==== Material to process
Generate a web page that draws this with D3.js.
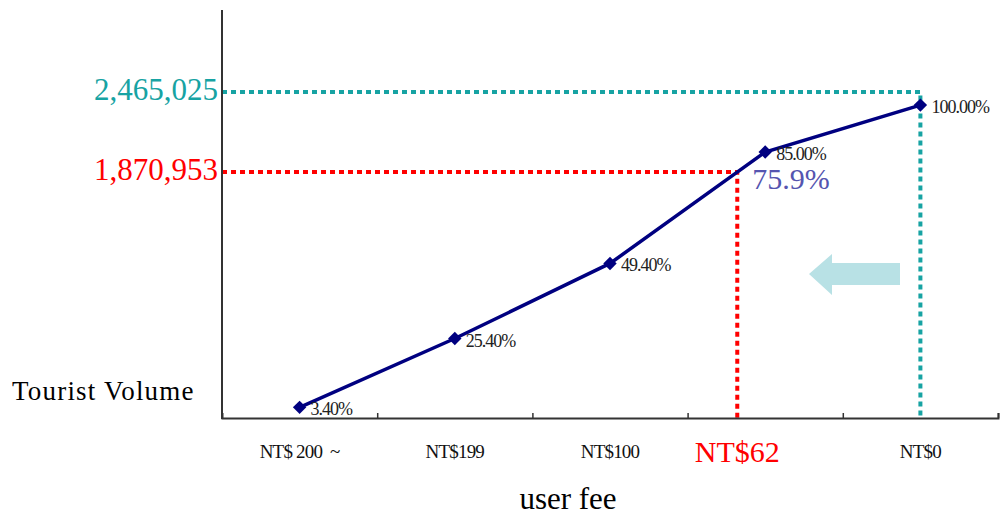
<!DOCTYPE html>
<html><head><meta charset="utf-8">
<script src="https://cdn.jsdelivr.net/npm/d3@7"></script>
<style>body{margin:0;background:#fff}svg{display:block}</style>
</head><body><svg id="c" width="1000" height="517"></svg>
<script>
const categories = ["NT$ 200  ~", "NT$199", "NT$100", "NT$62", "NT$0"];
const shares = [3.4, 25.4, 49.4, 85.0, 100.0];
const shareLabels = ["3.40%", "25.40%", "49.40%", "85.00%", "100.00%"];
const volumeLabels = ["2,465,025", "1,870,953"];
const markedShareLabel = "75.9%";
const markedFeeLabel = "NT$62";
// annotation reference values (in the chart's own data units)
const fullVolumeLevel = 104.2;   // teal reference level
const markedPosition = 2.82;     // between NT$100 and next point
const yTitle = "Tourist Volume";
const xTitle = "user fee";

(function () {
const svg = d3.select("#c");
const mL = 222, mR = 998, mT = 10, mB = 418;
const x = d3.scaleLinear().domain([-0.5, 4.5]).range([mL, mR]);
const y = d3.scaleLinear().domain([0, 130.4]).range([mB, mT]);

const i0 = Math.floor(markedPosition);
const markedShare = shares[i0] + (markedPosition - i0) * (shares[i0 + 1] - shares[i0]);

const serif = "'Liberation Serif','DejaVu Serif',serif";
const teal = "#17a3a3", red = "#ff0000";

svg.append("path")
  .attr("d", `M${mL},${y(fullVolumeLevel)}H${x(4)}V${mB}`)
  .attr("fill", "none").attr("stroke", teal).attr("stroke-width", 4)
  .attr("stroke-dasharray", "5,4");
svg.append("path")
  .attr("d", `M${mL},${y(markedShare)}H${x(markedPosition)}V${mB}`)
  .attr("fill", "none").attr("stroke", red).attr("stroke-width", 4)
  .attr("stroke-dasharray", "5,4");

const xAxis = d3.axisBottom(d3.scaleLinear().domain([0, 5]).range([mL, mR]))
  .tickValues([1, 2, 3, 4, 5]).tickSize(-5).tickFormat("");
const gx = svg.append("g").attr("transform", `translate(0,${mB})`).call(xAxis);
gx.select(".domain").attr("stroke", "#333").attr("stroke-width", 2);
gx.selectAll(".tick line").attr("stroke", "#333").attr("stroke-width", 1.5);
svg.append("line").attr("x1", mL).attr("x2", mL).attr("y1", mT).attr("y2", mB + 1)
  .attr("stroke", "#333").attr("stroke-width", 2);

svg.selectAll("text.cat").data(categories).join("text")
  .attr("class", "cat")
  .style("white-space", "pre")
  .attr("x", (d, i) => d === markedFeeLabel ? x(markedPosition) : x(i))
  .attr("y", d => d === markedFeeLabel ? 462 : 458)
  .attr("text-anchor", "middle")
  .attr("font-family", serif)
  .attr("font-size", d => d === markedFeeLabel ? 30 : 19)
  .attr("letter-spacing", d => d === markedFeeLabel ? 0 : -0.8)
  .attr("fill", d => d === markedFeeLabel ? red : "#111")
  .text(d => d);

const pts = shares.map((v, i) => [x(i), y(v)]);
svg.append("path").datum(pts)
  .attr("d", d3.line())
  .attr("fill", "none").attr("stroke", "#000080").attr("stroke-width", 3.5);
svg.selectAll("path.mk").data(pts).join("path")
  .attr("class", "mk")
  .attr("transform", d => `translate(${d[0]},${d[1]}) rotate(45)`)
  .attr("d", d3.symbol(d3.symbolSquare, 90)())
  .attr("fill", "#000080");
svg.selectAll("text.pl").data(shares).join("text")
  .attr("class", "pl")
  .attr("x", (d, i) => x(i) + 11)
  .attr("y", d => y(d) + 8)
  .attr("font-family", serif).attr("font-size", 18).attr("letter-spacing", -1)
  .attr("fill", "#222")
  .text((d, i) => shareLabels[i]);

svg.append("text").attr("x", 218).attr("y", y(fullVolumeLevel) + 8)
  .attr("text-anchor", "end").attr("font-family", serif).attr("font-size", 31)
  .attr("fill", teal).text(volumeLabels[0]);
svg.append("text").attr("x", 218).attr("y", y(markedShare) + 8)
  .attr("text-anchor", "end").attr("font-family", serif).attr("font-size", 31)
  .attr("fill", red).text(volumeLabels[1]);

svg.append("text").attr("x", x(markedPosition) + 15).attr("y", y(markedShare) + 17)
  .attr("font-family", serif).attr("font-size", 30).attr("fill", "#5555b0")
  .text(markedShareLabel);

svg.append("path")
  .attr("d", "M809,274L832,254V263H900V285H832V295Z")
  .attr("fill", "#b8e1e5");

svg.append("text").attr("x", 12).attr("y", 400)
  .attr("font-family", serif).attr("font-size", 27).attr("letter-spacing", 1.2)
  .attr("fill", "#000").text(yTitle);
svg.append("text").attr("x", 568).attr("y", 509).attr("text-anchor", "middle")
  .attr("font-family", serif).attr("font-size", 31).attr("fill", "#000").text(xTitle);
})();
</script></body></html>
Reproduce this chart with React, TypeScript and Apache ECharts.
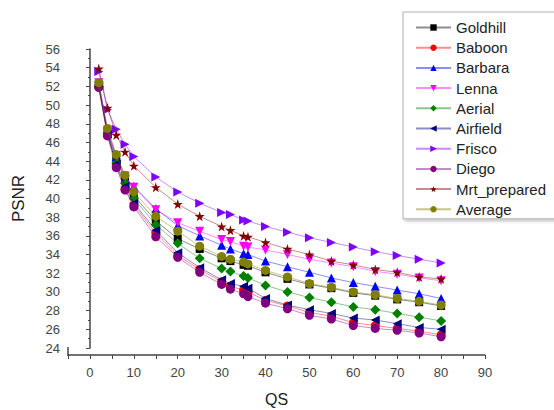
========
- **Task requirements**: Will you restate every entry word for word and omit the images?

- **Result for this exercise**:
Generate a web page that draws this with D3.js.
<!DOCTYPE html>
<html><head><meta charset="utf-8">
<script src="https://cdn.jsdelivr.net/npm/d3@7"></script>
<style>body{margin:0;background:#fff}svg{display:block}</style>
</head><body><svg id="c" width="1000" height="517"></svg>
<script>
const categories = ["NT$ 200  ~", "NT$199", "NT$100", "NT$62", "NT$0"];
const shares = [3.4, 25.4, 49.4, 85.0, 100.0];
const shareLabels = ["3.40%", "25.40%", "49.40%", "85.00%", "100.00%"];
const volumeLabels = ["2,465,025", "1,870,953"];
const markedShareLabel = "75.9%";
const markedFeeLabel = "NT$62";
// annotation reference values (in the chart's own data units)
const fullVolumeLevel = 104.2;   // teal reference level
const markedPosition = 2.82;     // between NT$100 and next point
const yTitle = "Tourist Volume";
const xTitle = "user fee";

(function () {
const svg = d3.select("#c");
const mL = 222, mR = 998, mT = 10, mB = 418;
const x = d3.scaleLinear().domain([-0.5, 4.5]).range([mL, mR]);
const y = d3.scaleLinear().domain([0, 130.4]).range([mB, mT]);

const i0 = Math.floor(markedPosition);
const markedShare = shares[i0] + (markedPosition - i0) * (shares[i0 + 1] - shares[i0]);

const serif = "'Liberation Serif','DejaVu Serif',serif";
const teal = "#17a3a3", red = "#ff0000";

svg.append("path")
  .attr("d", `M${mL},${y(fullVolumeLevel)}H${x(4)}V${mB}`)
  .attr("fill", "none").attr("stroke", teal).attr("stroke-width", 4)
  .attr("stroke-dasharray", "5,4");
svg.append("path")
  .attr("d", `M${mL},${y(markedShare)}H${x(markedPosition)}V${mB}`)
  .attr("fill", "none").attr("stroke", red).attr("stroke-width", 4)
  .attr("stroke-dasharray", "5,4");

const xAxis = d3.axisBottom(d3.scaleLinear().domain([0, 5]).range([mL, mR]))
  .tickValues([1, 2, 3, 4, 5]).tickSize(-5).tickFormat("");
const gx = svg.append("g").attr("transform", `translate(0,${mB})`).call(xAxis);
gx.select(".domain").attr("stroke", "#333").attr("stroke-width", 2);
gx.selectAll(".tick line").attr("stroke", "#333").attr("stroke-width", 1.5);
svg.append("line").attr("x1", mL).attr("x2", mL).attr("y1", mT).attr("y2", mB + 1)
  .attr("stroke", "#333").attr("stroke-width", 2);

svg.selectAll("text.cat").data(categories).join("text")
  .attr("class", "cat")
  .style("white-space", "pre")
  .attr("x", (d, i) => d === markedFeeLabel ? x(markedPosition) : x(i))
  .attr("y", d => d === markedFeeLabel ? 462 : 458)
  .attr("text-anchor", "middle")
  .attr("font-family", serif)
  .attr("font-size", d => d === markedFeeLabel ? 30 : 19)
  .attr("letter-spacing", d => d === markedFeeLabel ? 0 : -0.8)
  .attr("fill", d => d === markedFeeLabel ? red : "#111")
  .text(d => d);

const pts = shares.map((v, i) => [x(i), y(v)]);
svg.append("path").datum(pts)
  .attr("d", d3.line())
  .attr("fill", "none").attr("stroke", "#000080").attr("stroke-width", 3.5);
svg.selectAll("path.mk").data(pts).join("path")
  .attr("class", "mk")
  .attr("transform", d => `translate(${d[0]},${d[1]}) rotate(45)`)
  .attr("d", d3.symbol(d3.symbolSquare, 90)())
  .attr("fill", "#000080");
svg.selectAll("text.pl").data(shares).join("text")
  .attr("class", "pl")
  .attr("x", (d, i) => x(i) + 11)
  .attr("y", d => y(d) + 8)
  .attr("font-family", serif).attr("font-size", 18).attr("letter-spacing", -1)
  .attr("fill", "#222")
  .text((d, i) => shareLabels[i]);

svg.append("text").attr("x", 218).attr("y", y(fullVolumeLevel) + 8)
  .attr("text-anchor", "end").attr("font-family", serif).attr("font-size", 31)
  .attr("fill", teal).text(volumeLabels[0]);
svg.append("text").attr("x", 218).attr("y", y(markedShare) + 8)
  .attr("text-anchor", "end").attr("font-family", serif).attr("font-size", 31)
  .attr("fill", red).text(volumeLabels[1]);

svg.append("text").attr("x", x(markedPosition) + 15).attr("y", y(markedShare) + 17)
  .attr("font-family", serif).attr("font-size", 30).attr("fill", "#5555b0")
  .text(markedShareLabel);

svg.append("path")
  .attr("d", "M809,274L832,254V263H900V285H832V295Z")
  .attr("fill", "#b8e1e5");

svg.append("text").attr("x", 12).attr("y", 400)
  .attr("font-family", serif).attr("font-size", 27).attr("letter-spacing", 1.2)
  .attr("fill", "#000").text(yTitle);
svg.append("text").attr("x", 568).attr("y", 509).attr("text-anchor", "middle")
  .attr("font-family", serif).attr("font-size", 31).attr("fill", "#000").text(xTitle);
})();
</script></body></html>
Reproduce this chart with React, TypeScript and Apache ECharts.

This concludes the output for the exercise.